**Problem statement**
Write out exactly the lines from the line with "Clone this chart in Plotly." through the line with "for c, v, t", including both, and nothing more.

Start Exercise inputs

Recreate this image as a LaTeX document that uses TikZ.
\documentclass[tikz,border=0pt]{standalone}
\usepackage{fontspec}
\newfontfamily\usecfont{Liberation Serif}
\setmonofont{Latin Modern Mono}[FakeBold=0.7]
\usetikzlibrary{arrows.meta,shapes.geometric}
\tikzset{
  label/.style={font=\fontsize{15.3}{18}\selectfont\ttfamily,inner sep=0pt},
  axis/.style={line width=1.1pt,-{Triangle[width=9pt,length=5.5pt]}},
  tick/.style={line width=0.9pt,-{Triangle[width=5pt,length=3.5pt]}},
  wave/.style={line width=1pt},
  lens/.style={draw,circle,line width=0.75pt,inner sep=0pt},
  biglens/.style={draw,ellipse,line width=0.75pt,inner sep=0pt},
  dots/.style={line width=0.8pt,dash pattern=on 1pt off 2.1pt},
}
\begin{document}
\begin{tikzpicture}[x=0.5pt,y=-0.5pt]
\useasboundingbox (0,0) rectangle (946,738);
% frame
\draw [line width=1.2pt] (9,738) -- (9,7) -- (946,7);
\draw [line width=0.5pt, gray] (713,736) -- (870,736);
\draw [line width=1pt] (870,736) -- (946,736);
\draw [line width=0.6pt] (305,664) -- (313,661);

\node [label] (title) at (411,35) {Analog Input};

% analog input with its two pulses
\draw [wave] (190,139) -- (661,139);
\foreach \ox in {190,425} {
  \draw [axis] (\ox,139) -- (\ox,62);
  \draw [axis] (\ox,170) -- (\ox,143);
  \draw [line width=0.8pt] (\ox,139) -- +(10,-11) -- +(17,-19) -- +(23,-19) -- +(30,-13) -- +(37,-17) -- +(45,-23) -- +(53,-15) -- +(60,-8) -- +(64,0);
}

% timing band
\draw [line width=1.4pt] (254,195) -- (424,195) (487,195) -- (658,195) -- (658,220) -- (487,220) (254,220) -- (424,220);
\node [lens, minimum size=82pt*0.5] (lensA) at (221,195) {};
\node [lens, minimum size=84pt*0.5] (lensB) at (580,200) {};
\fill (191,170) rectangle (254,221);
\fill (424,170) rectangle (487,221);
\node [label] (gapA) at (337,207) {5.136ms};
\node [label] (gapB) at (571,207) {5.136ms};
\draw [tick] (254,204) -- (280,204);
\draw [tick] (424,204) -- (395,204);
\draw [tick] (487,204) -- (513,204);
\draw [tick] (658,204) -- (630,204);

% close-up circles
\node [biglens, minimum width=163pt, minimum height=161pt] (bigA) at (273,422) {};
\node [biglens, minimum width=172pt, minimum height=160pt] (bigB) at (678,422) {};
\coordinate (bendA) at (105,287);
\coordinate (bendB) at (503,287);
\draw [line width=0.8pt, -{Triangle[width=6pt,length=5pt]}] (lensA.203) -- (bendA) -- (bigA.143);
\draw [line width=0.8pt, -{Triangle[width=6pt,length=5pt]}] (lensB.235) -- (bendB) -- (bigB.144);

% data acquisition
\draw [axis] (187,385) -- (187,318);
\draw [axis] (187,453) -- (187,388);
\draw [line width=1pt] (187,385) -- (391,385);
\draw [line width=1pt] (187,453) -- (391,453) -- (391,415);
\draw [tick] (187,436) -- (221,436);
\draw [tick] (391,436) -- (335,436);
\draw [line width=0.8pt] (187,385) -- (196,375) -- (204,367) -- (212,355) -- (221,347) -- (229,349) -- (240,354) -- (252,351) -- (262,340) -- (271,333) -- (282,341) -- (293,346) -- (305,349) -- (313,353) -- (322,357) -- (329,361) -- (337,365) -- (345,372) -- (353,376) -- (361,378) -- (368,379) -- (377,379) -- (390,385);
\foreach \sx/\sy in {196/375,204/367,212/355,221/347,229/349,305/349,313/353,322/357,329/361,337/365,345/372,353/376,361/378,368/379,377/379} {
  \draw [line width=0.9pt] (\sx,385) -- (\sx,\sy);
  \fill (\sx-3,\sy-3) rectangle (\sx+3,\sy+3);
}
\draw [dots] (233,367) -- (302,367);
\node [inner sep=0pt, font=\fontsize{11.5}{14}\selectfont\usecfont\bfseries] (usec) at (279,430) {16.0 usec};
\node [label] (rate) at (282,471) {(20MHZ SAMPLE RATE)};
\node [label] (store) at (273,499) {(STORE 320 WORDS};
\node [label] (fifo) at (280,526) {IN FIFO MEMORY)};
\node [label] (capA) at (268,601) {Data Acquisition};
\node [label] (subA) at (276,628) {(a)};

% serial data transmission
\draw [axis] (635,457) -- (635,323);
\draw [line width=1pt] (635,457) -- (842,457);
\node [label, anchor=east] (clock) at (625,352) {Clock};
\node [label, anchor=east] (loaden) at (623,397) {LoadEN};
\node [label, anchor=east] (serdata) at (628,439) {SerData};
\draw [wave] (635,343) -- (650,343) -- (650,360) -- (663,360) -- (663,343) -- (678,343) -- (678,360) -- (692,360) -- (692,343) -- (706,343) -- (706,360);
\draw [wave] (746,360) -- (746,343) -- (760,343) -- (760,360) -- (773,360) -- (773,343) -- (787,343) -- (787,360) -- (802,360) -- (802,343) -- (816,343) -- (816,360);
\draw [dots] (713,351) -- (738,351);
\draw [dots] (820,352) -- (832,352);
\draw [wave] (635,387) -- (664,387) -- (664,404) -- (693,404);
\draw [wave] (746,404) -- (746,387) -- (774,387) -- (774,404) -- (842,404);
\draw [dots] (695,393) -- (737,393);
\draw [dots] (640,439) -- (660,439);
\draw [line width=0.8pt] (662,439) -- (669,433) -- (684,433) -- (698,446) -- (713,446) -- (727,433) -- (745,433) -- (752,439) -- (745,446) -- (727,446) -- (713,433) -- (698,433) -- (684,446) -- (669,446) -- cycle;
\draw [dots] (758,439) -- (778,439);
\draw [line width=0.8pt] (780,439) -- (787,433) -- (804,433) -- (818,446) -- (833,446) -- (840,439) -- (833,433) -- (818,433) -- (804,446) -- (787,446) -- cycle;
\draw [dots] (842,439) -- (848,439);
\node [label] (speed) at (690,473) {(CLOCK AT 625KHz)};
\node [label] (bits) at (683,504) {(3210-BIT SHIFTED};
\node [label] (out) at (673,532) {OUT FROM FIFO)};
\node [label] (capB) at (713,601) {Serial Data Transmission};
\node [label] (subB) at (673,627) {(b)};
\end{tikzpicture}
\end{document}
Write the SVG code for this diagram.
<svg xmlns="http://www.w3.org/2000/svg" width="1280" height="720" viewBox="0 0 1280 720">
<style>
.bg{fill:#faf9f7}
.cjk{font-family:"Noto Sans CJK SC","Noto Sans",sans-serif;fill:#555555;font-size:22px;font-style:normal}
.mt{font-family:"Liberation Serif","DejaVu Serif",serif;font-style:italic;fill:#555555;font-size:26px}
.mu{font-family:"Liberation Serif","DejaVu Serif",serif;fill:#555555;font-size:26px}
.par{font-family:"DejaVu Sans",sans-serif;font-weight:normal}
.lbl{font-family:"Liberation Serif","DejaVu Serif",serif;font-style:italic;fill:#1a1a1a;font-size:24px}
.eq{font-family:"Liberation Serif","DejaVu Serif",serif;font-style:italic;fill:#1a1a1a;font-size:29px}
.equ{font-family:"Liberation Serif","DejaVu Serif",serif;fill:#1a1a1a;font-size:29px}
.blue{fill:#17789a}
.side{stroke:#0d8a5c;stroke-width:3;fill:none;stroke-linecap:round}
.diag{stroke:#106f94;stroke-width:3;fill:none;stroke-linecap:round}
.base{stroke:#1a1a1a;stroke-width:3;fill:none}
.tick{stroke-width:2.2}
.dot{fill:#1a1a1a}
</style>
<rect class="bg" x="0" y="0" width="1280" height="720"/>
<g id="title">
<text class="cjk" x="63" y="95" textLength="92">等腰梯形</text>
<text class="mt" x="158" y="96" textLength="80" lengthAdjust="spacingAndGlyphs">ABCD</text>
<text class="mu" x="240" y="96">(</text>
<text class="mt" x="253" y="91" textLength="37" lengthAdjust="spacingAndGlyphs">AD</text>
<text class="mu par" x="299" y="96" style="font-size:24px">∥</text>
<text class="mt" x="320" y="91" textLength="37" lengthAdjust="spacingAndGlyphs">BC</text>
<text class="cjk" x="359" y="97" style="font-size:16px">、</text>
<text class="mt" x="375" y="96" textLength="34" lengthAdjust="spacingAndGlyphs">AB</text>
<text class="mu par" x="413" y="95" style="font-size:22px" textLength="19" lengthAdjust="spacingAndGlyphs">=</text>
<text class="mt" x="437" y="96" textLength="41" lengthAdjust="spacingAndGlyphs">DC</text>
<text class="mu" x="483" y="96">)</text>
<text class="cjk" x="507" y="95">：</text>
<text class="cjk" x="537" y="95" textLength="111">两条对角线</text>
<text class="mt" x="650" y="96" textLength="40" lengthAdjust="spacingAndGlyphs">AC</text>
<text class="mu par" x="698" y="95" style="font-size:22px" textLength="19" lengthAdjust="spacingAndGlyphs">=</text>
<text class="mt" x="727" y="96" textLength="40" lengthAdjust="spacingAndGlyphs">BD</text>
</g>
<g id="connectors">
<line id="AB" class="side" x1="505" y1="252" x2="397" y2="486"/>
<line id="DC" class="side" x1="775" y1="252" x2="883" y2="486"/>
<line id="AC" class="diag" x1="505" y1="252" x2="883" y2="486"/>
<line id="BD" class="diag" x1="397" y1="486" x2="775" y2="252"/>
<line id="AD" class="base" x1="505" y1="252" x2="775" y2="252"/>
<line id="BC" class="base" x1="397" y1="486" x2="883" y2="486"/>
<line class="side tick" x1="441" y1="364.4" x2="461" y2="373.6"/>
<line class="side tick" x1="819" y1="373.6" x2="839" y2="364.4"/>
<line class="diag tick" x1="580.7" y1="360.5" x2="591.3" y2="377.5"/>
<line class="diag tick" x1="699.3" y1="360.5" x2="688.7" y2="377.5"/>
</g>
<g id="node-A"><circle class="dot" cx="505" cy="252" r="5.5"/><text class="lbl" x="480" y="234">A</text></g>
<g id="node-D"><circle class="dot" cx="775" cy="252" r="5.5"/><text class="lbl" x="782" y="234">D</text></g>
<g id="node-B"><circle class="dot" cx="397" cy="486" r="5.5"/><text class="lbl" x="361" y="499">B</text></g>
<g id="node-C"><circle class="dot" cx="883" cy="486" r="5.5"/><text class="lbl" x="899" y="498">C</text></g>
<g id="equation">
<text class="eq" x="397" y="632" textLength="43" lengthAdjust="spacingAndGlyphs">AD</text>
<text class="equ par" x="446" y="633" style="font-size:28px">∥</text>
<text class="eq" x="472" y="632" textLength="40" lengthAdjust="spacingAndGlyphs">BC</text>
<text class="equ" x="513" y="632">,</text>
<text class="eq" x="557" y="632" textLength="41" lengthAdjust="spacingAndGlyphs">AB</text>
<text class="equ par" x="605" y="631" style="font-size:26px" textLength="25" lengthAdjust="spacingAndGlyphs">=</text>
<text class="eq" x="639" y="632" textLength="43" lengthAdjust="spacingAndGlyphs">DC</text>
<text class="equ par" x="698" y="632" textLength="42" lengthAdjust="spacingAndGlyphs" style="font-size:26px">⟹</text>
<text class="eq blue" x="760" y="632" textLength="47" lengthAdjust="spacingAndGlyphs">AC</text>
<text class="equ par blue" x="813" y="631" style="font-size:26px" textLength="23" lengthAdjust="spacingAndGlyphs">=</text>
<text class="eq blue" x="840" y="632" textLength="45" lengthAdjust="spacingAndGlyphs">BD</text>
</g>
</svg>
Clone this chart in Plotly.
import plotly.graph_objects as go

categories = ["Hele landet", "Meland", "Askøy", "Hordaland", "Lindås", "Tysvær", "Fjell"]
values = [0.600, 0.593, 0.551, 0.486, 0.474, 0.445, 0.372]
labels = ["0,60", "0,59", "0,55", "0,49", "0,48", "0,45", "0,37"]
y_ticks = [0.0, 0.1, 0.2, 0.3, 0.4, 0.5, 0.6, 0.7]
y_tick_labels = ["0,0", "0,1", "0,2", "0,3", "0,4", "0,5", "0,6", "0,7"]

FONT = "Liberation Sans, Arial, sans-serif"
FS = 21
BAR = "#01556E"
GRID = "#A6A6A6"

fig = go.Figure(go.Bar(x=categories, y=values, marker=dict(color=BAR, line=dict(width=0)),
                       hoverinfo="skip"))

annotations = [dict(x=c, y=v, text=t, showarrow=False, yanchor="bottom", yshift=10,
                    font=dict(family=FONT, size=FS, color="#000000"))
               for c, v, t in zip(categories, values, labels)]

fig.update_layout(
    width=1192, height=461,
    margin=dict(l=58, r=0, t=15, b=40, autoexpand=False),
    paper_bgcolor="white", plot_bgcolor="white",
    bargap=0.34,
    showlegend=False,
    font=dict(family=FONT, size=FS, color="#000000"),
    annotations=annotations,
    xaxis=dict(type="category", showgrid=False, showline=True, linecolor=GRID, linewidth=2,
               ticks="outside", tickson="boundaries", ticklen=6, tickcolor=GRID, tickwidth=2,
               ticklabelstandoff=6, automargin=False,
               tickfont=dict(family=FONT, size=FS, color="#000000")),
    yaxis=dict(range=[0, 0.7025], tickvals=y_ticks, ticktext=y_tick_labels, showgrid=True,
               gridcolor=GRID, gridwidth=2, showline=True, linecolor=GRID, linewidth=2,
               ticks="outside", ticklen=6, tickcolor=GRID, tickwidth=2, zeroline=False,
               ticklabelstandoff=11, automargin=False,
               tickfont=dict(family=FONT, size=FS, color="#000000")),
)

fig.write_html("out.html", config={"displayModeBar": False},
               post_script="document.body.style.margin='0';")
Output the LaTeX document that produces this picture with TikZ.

End Exercise inputs

**Answer to the exercise**
Clone this chart in Plotly.
import plotly.graph_objects as go

categories = ["Hele landet", "Meland", "Askøy", "Hordaland", "Lindås", "Tysvær", "Fjell"]
values = [0.600, 0.593, 0.551, 0.486, 0.474, 0.445, 0.372]
labels = ["0,60", "0,59", "0,55", "0,49", "0,48", "0,45", "0,37"]
y_ticks = [0.0, 0.1, 0.2, 0.3, 0.4, 0.5, 0.6, 0.7]
y_tick_labels = ["0,0", "0,1", "0,2", "0,3", "0,4", "0,5", "0,6", "0,7"]

FONT = "Liberation Sans, Arial, sans-serif"
FS = 21
BAR = "#01556E"
GRID = "#A6A6A6"

fig = go.Figure(go.Bar(x=categories, y=values, marker=dict(color=BAR, line=dict(width=0)),
                       hoverinfo="skip"))

annotations = [dict(x=c, y=v, text=t, showarrow=False, yanchor="bottom", yshift=10,
                    font=dict(family=FONT, size=FS, color="#000000"))
               for c, v, t in zip(categories, values, labels)]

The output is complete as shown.